With data set of size 10k (7.5k for training 2.5 for test) the transfomer outperformed my convolutional LSTM by 9%. However, when I tried it with a data set of size 150k (110k train 40k test) the training loss went all over the place and it performed only slightly better than guessing randomly.

This is what my model does when given 110k training data. the losses are jumping around and never go below 3.

As you can see below. it behaves as expected with 7.5k training data.
image
the losses dont jump as much and end around .7.

I kept everything the same between the runs (batch size, optimizer criterion, epochs, patience, etc.). I should add that I am using a modified version of Early stopping available here: https://github.com/Bjarten/early-stopping-pytorch/blob/master/MNIST_Early_Stopping_example.ipynb.

I can add more detail if necessary.
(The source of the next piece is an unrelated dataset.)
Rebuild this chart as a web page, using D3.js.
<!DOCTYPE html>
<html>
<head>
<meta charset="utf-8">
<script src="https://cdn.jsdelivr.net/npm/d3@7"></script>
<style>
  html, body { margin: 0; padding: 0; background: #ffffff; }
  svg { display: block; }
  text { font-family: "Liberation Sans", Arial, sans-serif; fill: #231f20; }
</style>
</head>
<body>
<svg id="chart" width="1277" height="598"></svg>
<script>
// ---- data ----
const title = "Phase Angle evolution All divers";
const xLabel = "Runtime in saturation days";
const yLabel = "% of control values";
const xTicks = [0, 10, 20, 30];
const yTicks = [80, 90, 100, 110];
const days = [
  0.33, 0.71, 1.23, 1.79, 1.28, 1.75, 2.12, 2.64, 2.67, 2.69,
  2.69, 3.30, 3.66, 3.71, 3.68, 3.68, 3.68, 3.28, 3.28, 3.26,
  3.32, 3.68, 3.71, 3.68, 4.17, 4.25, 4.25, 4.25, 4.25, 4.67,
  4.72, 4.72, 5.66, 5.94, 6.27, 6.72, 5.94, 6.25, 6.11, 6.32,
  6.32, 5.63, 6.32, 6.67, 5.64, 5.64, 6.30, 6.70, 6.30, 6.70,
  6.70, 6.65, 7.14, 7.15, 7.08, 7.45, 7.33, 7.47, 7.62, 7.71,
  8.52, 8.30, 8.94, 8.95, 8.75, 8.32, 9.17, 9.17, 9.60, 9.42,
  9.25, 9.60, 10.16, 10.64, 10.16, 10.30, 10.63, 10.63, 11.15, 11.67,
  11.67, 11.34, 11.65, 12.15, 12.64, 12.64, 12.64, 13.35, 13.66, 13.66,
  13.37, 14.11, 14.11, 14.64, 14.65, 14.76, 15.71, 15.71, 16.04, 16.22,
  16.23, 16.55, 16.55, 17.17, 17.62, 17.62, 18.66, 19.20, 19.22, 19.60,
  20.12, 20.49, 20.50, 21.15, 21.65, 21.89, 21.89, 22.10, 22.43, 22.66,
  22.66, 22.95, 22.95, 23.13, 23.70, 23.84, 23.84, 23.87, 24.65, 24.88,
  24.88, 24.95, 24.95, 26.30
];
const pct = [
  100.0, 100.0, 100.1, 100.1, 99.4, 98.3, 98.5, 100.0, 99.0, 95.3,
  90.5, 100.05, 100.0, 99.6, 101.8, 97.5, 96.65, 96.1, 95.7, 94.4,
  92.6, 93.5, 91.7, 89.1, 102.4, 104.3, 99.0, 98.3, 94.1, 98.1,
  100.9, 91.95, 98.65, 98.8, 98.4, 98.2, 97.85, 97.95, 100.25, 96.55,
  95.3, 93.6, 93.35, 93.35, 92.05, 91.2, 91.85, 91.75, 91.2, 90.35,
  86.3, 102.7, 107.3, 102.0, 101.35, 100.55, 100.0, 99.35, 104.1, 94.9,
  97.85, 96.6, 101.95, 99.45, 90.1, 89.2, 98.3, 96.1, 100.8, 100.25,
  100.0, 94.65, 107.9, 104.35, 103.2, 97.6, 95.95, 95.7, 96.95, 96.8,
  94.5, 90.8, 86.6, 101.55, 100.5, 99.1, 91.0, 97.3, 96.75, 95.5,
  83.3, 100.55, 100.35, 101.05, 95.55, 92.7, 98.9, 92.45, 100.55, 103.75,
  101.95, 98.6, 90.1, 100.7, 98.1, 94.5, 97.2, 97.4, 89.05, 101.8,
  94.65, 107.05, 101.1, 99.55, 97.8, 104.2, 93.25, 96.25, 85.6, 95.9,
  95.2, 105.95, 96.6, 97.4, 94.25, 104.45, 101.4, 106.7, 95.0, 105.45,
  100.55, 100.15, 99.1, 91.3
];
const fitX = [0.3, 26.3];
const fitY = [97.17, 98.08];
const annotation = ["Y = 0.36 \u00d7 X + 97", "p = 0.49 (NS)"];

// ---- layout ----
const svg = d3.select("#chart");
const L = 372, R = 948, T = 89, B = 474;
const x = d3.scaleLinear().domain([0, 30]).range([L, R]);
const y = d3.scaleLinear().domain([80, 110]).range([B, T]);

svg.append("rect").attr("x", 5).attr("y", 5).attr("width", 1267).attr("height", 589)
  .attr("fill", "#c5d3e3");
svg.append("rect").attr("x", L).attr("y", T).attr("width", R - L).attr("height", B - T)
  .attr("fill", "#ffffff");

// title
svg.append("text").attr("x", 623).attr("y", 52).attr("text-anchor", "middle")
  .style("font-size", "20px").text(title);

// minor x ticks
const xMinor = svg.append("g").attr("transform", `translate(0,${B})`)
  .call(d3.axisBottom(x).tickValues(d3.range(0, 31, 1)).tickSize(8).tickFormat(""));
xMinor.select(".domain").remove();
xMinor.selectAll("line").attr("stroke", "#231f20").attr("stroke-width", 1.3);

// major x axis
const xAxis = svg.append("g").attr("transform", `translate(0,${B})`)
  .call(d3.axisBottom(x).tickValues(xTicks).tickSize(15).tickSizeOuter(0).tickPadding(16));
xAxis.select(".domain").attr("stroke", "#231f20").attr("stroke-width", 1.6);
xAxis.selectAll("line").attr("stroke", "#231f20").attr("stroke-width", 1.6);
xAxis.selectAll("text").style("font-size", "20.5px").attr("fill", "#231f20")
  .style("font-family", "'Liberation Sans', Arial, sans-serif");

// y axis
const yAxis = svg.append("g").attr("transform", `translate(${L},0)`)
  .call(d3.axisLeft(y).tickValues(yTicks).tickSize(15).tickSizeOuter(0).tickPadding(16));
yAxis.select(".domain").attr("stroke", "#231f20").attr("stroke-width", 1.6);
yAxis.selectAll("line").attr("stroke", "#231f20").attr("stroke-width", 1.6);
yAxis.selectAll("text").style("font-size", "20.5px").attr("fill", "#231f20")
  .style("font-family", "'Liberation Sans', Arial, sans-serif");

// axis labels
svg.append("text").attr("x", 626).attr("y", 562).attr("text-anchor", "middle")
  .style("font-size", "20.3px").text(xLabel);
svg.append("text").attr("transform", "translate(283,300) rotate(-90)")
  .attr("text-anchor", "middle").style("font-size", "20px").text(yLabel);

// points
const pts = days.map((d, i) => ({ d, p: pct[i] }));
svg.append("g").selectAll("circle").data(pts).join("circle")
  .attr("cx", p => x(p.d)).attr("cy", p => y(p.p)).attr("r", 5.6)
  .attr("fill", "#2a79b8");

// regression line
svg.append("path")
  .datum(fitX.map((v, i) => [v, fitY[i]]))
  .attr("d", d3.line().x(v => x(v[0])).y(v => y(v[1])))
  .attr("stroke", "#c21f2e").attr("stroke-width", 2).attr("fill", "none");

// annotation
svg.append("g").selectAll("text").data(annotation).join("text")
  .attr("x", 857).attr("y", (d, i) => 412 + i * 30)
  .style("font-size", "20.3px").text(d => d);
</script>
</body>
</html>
However, I think that my problem is conceptual as I do not understand why only my transformer model is acting like this. When I add more data to my convolutional LSTM model it works fine and it improves the models capability of prediction.

Thank you very much for your help. I appreciate any suggestions to help me fix the problem.
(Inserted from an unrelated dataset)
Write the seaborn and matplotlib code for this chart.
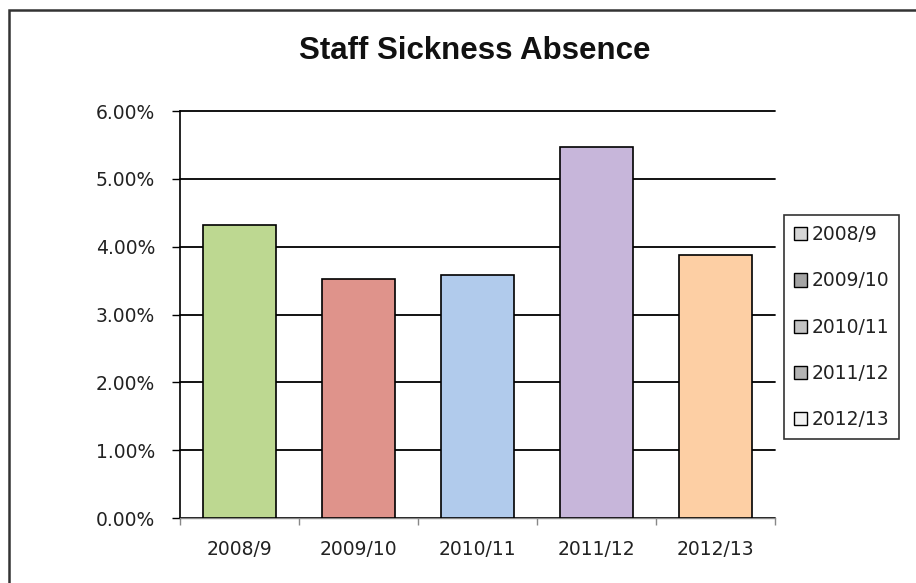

edited: formatting and typos

Responding to my own question in case anyone ever has this question in the future.

I introduced gradient clipping as shown here:
https://stackoverflow.com/questions/54716377/how-to-do-gradient-clipping-in-pytorch

for p in model.parameters():
    p.register_hook(lambda grad: torch.clamp(grad, -clip_value, clip_value))

This appears to have remediated the problem.